* Work to complete *
Search the entries for the word "this" and pull out each line that has it.

* Data to use *

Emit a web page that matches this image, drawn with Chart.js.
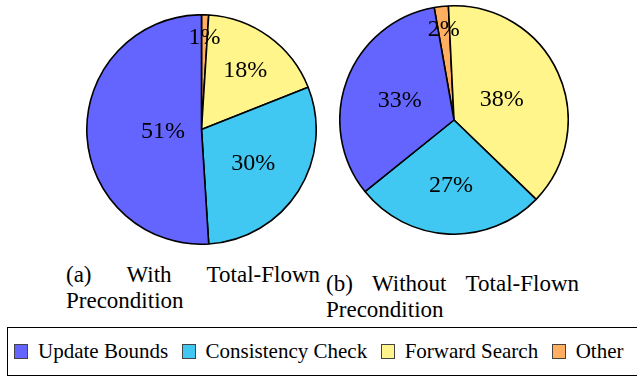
---
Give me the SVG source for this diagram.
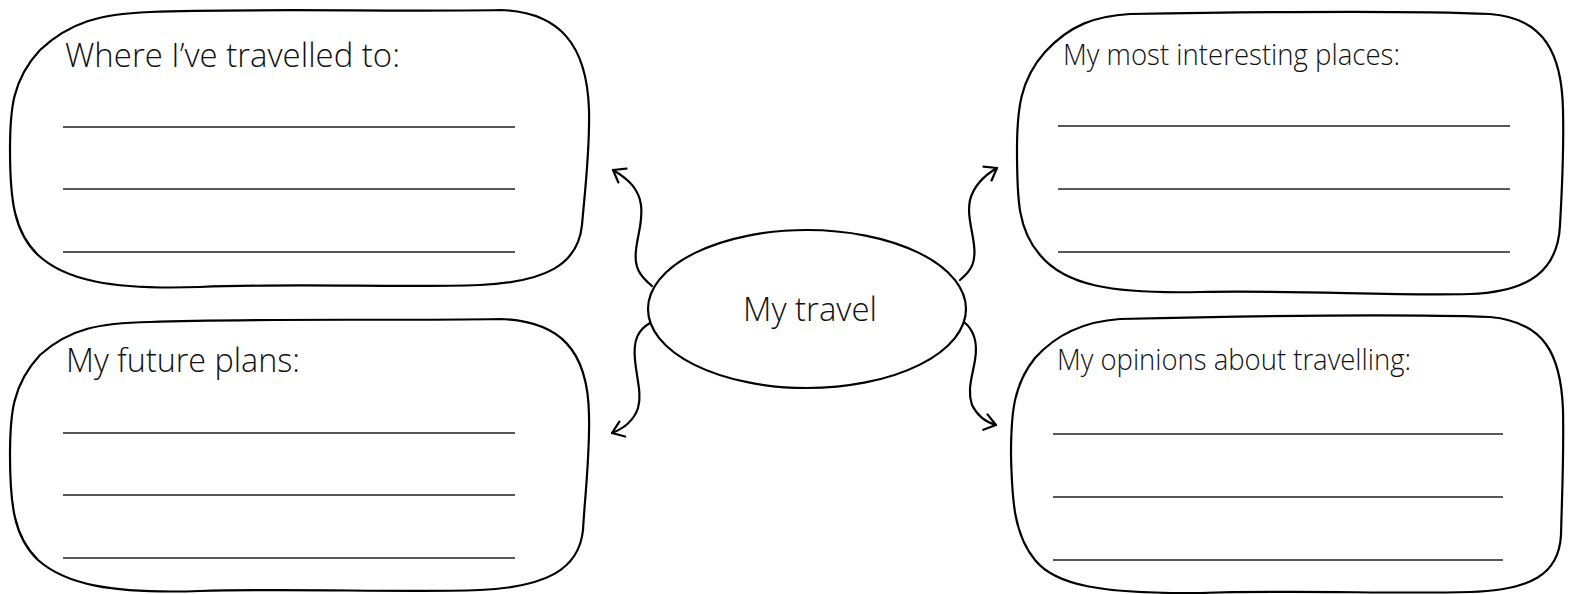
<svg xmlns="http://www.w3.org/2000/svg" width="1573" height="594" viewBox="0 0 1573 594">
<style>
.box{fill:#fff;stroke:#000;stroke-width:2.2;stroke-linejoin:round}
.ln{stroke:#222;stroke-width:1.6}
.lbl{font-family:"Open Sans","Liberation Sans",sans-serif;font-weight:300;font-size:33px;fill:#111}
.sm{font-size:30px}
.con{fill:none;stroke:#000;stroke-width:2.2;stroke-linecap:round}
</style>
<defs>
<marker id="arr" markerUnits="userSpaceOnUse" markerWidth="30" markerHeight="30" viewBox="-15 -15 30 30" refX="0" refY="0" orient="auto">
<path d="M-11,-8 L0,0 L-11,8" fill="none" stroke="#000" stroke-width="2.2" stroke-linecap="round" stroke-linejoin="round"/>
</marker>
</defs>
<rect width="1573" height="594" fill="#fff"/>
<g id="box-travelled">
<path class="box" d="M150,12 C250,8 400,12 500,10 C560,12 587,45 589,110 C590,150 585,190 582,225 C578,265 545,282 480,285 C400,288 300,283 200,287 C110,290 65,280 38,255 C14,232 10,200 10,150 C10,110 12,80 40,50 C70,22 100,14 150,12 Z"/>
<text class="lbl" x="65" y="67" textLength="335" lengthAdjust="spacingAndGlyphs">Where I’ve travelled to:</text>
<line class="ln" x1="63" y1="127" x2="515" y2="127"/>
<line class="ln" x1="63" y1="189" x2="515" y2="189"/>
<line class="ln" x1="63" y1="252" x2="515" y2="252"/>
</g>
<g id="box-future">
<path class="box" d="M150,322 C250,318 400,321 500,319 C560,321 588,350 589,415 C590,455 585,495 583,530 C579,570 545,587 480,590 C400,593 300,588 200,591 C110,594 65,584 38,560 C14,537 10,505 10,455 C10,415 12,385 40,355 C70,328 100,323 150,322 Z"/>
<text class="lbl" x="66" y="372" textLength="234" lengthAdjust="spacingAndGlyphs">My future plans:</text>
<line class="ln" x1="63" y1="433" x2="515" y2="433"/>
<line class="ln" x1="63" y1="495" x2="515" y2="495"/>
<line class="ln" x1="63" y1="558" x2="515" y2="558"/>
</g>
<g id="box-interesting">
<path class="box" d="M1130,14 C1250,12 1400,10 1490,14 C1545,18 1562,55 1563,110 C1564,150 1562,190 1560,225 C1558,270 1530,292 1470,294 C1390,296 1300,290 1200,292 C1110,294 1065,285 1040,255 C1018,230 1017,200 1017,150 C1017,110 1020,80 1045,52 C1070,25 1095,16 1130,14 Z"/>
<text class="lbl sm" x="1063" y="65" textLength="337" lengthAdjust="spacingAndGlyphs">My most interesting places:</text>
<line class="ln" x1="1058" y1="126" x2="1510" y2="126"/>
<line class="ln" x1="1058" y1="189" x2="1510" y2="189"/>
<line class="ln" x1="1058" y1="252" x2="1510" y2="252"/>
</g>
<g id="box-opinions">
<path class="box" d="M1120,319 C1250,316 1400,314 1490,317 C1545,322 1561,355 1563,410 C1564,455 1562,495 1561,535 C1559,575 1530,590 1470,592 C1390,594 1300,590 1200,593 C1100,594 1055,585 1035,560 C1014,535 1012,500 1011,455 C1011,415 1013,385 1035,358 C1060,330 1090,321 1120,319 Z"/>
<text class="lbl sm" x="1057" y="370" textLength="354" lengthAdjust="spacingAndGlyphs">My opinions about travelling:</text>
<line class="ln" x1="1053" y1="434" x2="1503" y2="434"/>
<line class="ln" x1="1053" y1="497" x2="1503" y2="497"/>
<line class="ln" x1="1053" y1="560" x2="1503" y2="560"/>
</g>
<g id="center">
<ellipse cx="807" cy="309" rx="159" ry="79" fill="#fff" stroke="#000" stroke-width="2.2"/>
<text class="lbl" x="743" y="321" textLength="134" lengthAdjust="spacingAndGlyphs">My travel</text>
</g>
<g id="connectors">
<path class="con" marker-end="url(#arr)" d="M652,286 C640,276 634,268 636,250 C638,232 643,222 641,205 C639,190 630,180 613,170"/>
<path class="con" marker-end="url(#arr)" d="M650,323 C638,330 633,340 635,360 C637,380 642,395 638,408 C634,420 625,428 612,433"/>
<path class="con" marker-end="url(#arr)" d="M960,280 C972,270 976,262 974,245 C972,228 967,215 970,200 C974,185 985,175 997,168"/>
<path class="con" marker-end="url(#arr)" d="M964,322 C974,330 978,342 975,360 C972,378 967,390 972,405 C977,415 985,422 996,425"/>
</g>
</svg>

* Task output *
Emit a web page that matches this image, drawn with Chart.js.
Give me the SVG source for this diagram.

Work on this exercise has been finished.